## To do
Retype each record below word for word. Leave the pictures out.

## Recorded data

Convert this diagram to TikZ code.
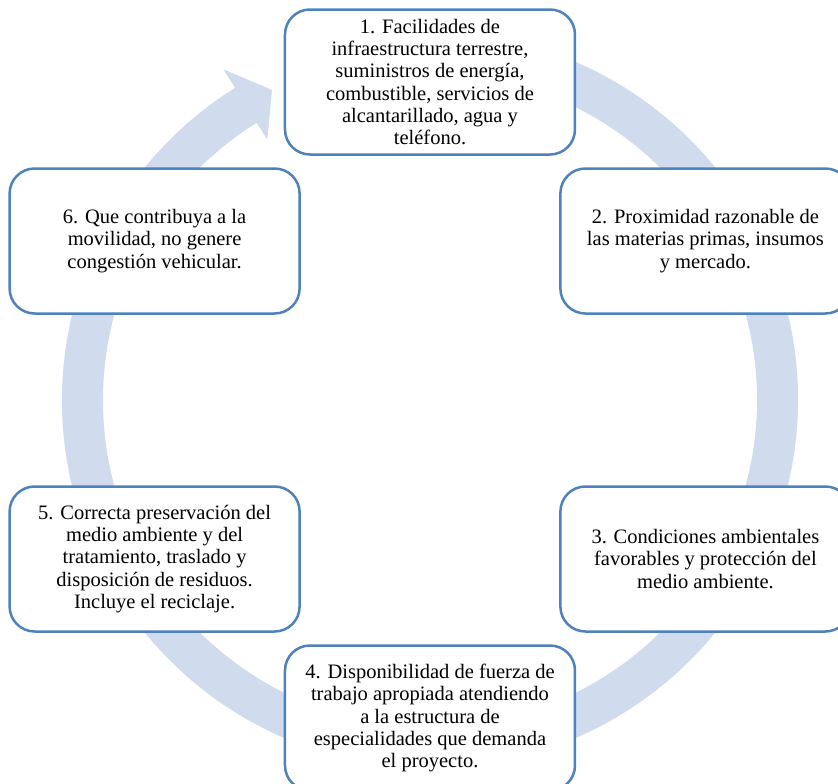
\documentclass[tikz,border=0pt]{standalone}
\usepackage{fontspec}
\setmainfont{Liberation Serif}
\definecolor{ringblue}{RGB}{208,220,238}
\definecolor{boxblue}{RGB}{79,129,189}
\begin{document}
\begin{tikzpicture}[x=0.6pt,y=0.6pt,
  stage/.style={draw=boxblue,line width=1.5pt,fill=white,rounded corners=15pt,
    minimum width=174pt,minimum height=87pt,inner sep=0pt,align=center,
    font=\fontsize{12.3}{13.4}\selectfont}]
\useasboundingbox (-430,-384) rectangle (408,400);

% circular arrow behind the boxes
\fill[ringblue] (80:368) arc[start angle=80,end angle=-238,radius=368]
  -- (122:390) -- (117:348) -- (122:307) -- (122:327)
  arc[start angle=-238,end angle=80,radius=327] -- cycle;

\node[stage] (fac) at (90:318) {1. Facilidades de\\infraestructura terrestre,\\suministros de energía,\\combustible, servicios de\\alcantarillado, agua y\\teléfono.};
\node[stage] (prox) at (30:318) {2. Proximidad razonable de\\las materias primas, insumos\\y mercado.};
\node[stage] (cond) at (-30:318) {3. Condiciones ambientales\\favorables y protección del\\medio ambiente.};
\node[stage] (disp) at (-90:318) {4. Disponibilidad de fuerza de\\trabajo apropiada atendiendo\\a la estructura de\\especialidades que demanda\\el proyecto.};
\node[stage] (pres) at (-150:318) {5. Correcta preservación del\\medio ambiente y del\\tratamiento, traslado y\\disposición de residuos.\\Incluye el reciclaje.};
\node[stage] (movil) at (150:318) {6. Que contribuya a la\\movilidad, no genere\\congestión vehicular.};

\end{tikzpicture}
\end{document}
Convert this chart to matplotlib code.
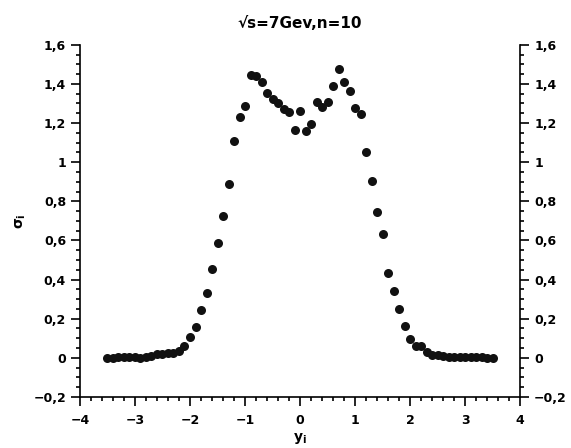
import matplotlib
matplotlib.use('Agg')
import matplotlib.pyplot as plt
from matplotlib.ticker import MultipleLocator, FuncFormatter
import numpy as np

# Datos (yi, sigma_i)
yi = [-3.5, -3.4, -3.3, -3.2, -3.1, -3.0, -2.9, -2.8, -2.7, -2.6,
      -2.5, -2.4, -2.3, -2.2, -2.1, -2.0, -1.9, -1.8, -1.7, -1.6,
      -1.5, -1.4, -1.3, -1.2, -1.1, -1.0, -0.9, -0.8, -0.7, -0.6,
      -0.5, -0.4, -0.3, -0.2, -0.1, 0.0, 0.1, 0.2, 0.3, 0.4,
      0.5, 0.6, 0.7, 0.8, 0.9, 1.0, 1.1, 1.2, 1.3, 1.4,
      1.5, 1.6, 1.7, 1.8, 1.9, 2.0, 2.1, 2.2, 2.3, 2.4,
      2.5, 2.6, 2.7, 2.8, 2.9, 3.0, 3.1, 3.2, 3.3, 3.4, 3.5]
sigma = [0.0, 0.0, 0.003, 0.004, 0.002, 0.003, 0.001, 0.005, 0.010, 0.017,
         0.021, 0.022, 0.026, 0.033, 0.061, 0.108, 0.160, 0.245, 0.330, 0.455,
         0.589, 0.725, 0.889, 1.109, 1.233, 1.288, 1.446, 1.438, 1.412, 1.356,
         1.322, 1.301, 1.273, 1.254, 1.165, 1.261, 1.160, 1.196, 1.307, 1.281,
         1.310, 1.390, 1.475, 1.409, 1.366, 1.279, 1.247, 1.051, 0.904, 0.746,
         0.635, 0.436, 0.342, 0.252, 0.165, 0.095, 0.061, 0.060, 0.028, 0.012,
         0.012, 0.009, 0.006, 0.004, 0.003, 0.002, 0.004, 0.003, 0.002, 0.001, 0.0]

def coma(v, pos):
    txt = ('%g' % round(v, 3)).replace('.', ',')
    if txt == '-0':
        txt = '0'
    return txt.replace('-', '\u2212')

fig = plt.figure(figsize=(5.71, 4.48), dpi=100)
ax = fig.add_axes([0.140, 0.114, 0.771, 0.786])

ax.plot(yi, sigma, 'o', color='#111111', markersize=6.5, markeredgewidth=0)

ax.set_xlim(-4, 4)
ax.set_ylim(-0.2, 1.6)
ax.xaxis.set_major_locator(MultipleLocator(1))
ax.xaxis.set_minor_locator(MultipleLocator(0.2))
ax.yaxis.set_major_locator(MultipleLocator(0.2))
ax.yaxis.set_minor_locator(MultipleLocator(0.05))
ax.xaxis.set_major_formatter(FuncFormatter(coma))
ax.yaxis.set_major_formatter(FuncFormatter(coma))

ax.spines['top'].set_visible(False)
for s in ['left', 'right', 'bottom']:
    ax.spines[s].set_linewidth(1.2)

ax.tick_params(which='both', direction='out', top=False, right=True,
               labelright=True, width=1.2, labelsize=9)
ax.tick_params(which='major', length=6.5)
ax.tick_params(which='minor', length=3)
ax.tick_params(axis='x', which='major', pad=6)
for lab in ax.get_xticklabels() + ax.get_yticklabels():
    lab.set_fontweight('bold')

ax.set_title('\u221as=7Gev,n=10', fontsize=11, fontweight='bold', pad=12)
ax.set_xlabel('y$_\\mathbf{i}$', fontsize=10, fontweight='bold', labelpad=3)
ax.set_ylabel('\u03c3$_\\mathbf{i}$', fontsize=10, fontweight='bold', labelpad=4)

fig.savefig('out.png', dpi=100)
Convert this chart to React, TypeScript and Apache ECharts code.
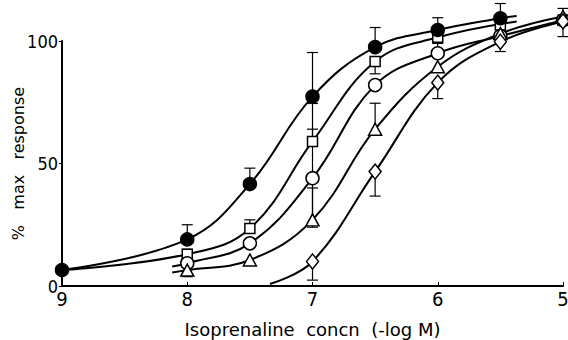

## Finished answer
Convert this diagram to TikZ code.
\documentclass[tikz,border=0pt]{standalone}
\usepackage{fontspec}
\setmainfont{Liberation Serif}
\definecolor{ringblue}{RGB}{208,220,238}
\definecolor{boxblue}{RGB}{79,129,189}
\begin{document}
\begin{tikzpicture}[x=0.6pt,y=0.6pt,
  stage/.style={draw=boxblue,line width=1.5pt,fill=white,rounded corners=15pt,
    minimum width=174pt,minimum height=87pt,inner sep=0pt,align=center,
    font=\fontsize{12.3}{13.4}\selectfont}]
\useasboundingbox (-430,-384) rectangle (408,400);

% circular arrow behind the boxes
\fill[ringblue] (80:368) arc[start angle=80,end angle=-238,radius=368]
  -- (122:390) -- (117:348) -- (122:307) -- (122:327)
  arc[start angle=-238,end angle=80,radius=327] -- cycle;

\node[stage] (fac) at (90:318) {1. Facilidades de\\infraestructura terrestre,\\suministros de energía,\\combustible, servicios de\\alcantarillado, agua y\\teléfono.};
\node[stage] (prox) at (30:318) {2. Proximidad razonable de\\las materias primas, insumos\\y mercado.};
\node[stage] (cond) at (-30:318) {3. Condiciones ambientales\\favorables y protección del\\medio ambiente.};
\node[stage] (disp) at (-90:318) {4. Disponibilidad de fuerza de\\trabajo apropiada atendiendo\\a la estructura de\\especialidades que demanda\\el proyecto.};
\node[stage] (pres) at (-150:318) {5. Correcta preservación del\\medio ambiente y del\\tratamiento, traslado y\\disposición de residuos.\\Incluye el reciclaje.};
\node[stage] (movil) at (150:318) {6. Que contribuya a la\\movilidad, no genere\\congestión vehicular.};

\end{tikzpicture}
\end{document}
Convert this chart to matplotlib code.
import matplotlib
matplotlib.use('Agg')
import matplotlib.pyplot as plt
from matplotlib.ticker import MultipleLocator, FuncFormatter
import numpy as np

# Datos (yi, sigma_i)
yi = [-3.5, -3.4, -3.3, -3.2, -3.1, -3.0, -2.9, -2.8, -2.7, -2.6,
      -2.5, -2.4, -2.3, -2.2, -2.1, -2.0, -1.9, -1.8, -1.7, -1.6,
      -1.5, -1.4, -1.3, -1.2, -1.1, -1.0, -0.9, -0.8, -0.7, -0.6,
      -0.5, -0.4, -0.3, -0.2, -0.1, 0.0, 0.1, 0.2, 0.3, 0.4,
      0.5, 0.6, 0.7, 0.8, 0.9, 1.0, 1.1, 1.2, 1.3, 1.4,
      1.5, 1.6, 1.7, 1.8, 1.9, 2.0, 2.1, 2.2, 2.3, 2.4,
      2.5, 2.6, 2.7, 2.8, 2.9, 3.0, 3.1, 3.2, 3.3, 3.4, 3.5]
sigma = [0.0, 0.0, 0.003, 0.004, 0.002, 0.003, 0.001, 0.005, 0.010, 0.017,
         0.021, 0.022, 0.026, 0.033, 0.061, 0.108, 0.160, 0.245, 0.330, 0.455,
         0.589, 0.725, 0.889, 1.109, 1.233, 1.288, 1.446, 1.438, 1.412, 1.356,
         1.322, 1.301, 1.273, 1.254, 1.165, 1.261, 1.160, 1.196, 1.307, 1.281,
         1.310, 1.390, 1.475, 1.409, 1.366, 1.279, 1.247, 1.051, 0.904, 0.746,
         0.635, 0.436, 0.342, 0.252, 0.165, 0.095, 0.061, 0.060, 0.028, 0.012,
         0.012, 0.009, 0.006, 0.004, 0.003, 0.002, 0.004, 0.003, 0.002, 0.001, 0.0]

def coma(v, pos):
    txt = ('%g' % round(v, 3)).replace('.', ',')
    if txt == '-0':
        txt = '0'
    return txt.replace('-', '\u2212')

fig = plt.figure(figsize=(5.71, 4.48), dpi=100)
ax = fig.add_axes([0.140, 0.114, 0.771, 0.786])

ax.plot(yi, sigma, 'o', color='#111111', markersize=6.5, markeredgewidth=0)

ax.set_xlim(-4, 4)
ax.set_ylim(-0.2, 1.6)
ax.xaxis.set_major_locator(MultipleLocator(1))
ax.xaxis.set_minor_locator(MultipleLocator(0.2))
ax.yaxis.set_major_locator(MultipleLocator(0.2))
ax.yaxis.set_minor_locator(MultipleLocator(0.05))
ax.xaxis.set_major_formatter(FuncFormatter(coma))
ax.yaxis.set_major_formatter(FuncFormatter(coma))

ax.spines['top'].set_visible(False)
for s in ['left', 'right', 'bottom']:
    ax.spines[s].set_linewidth(1.2)

ax.tick_params(which='both', direction='out', top=False, right=True,
               labelright=True, width=1.2, labelsize=9)
ax.tick_params(which='major', length=6.5)
ax.tick_params(which='minor', length=3)
ax.tick_params(axis='x', which='major', pad=6)
for lab in ax.get_xticklabels() + ax.get_yticklabels():
    lab.set_fontweight('bold')

ax.set_title('\u221as=7Gev,n=10', fontsize=11, fontweight='bold', pad=12)
ax.set_xlabel('y$_\\mathbf{i}$', fontsize=10, fontweight='bold', labelpad=3)
ax.set_ylabel('\u03c3$_\\mathbf{i}$', fontsize=10, fontweight='bold', labelpad=4)

fig.savefig('out.png', dpi=100)
Convert this chart to React, TypeScript and Apache ECharts code.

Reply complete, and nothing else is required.